▶ **Exercise**
Using the entries that follow, collect the lines where the word "this" appears.

▶ **Extracted entries**
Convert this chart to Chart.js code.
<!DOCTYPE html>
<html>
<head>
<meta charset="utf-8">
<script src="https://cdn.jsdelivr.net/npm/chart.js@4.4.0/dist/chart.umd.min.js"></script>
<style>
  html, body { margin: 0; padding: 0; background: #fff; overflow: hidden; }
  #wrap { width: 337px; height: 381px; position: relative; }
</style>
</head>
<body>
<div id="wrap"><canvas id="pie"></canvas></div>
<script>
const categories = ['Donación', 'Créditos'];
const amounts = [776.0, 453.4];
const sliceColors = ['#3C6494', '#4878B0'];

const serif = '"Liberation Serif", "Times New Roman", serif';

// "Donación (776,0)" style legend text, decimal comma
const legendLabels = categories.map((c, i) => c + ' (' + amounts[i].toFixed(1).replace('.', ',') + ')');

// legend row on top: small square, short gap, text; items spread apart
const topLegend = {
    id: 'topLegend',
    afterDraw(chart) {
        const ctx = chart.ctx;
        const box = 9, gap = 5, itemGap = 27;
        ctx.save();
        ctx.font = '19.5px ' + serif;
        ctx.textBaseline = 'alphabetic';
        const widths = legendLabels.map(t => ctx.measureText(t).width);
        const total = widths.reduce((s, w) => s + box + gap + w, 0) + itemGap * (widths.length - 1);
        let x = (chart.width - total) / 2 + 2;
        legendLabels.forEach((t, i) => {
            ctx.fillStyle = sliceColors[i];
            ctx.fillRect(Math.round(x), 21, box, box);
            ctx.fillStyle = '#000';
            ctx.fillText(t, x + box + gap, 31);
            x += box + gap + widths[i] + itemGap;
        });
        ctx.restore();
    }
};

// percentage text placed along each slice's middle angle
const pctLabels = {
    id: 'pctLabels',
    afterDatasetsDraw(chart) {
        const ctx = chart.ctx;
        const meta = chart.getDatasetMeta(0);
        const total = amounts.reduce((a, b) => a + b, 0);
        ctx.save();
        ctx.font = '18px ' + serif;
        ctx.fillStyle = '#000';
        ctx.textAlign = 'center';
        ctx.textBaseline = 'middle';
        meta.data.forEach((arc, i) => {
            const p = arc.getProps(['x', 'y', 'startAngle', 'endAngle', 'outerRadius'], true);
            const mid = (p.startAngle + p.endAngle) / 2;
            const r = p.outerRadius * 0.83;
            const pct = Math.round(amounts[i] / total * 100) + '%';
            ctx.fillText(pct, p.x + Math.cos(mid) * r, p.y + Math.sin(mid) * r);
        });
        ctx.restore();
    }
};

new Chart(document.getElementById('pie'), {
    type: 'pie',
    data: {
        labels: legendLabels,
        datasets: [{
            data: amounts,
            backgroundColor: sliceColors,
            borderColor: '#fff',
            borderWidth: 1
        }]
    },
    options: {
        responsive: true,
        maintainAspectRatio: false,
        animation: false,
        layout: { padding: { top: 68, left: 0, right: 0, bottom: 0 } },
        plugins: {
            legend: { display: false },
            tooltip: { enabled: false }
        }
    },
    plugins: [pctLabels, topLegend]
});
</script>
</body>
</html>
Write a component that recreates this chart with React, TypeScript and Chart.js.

▶ **Solution**
Convert this chart to Chart.js code.
Write a component that recreates this chart with React, TypeScript and Chart.js.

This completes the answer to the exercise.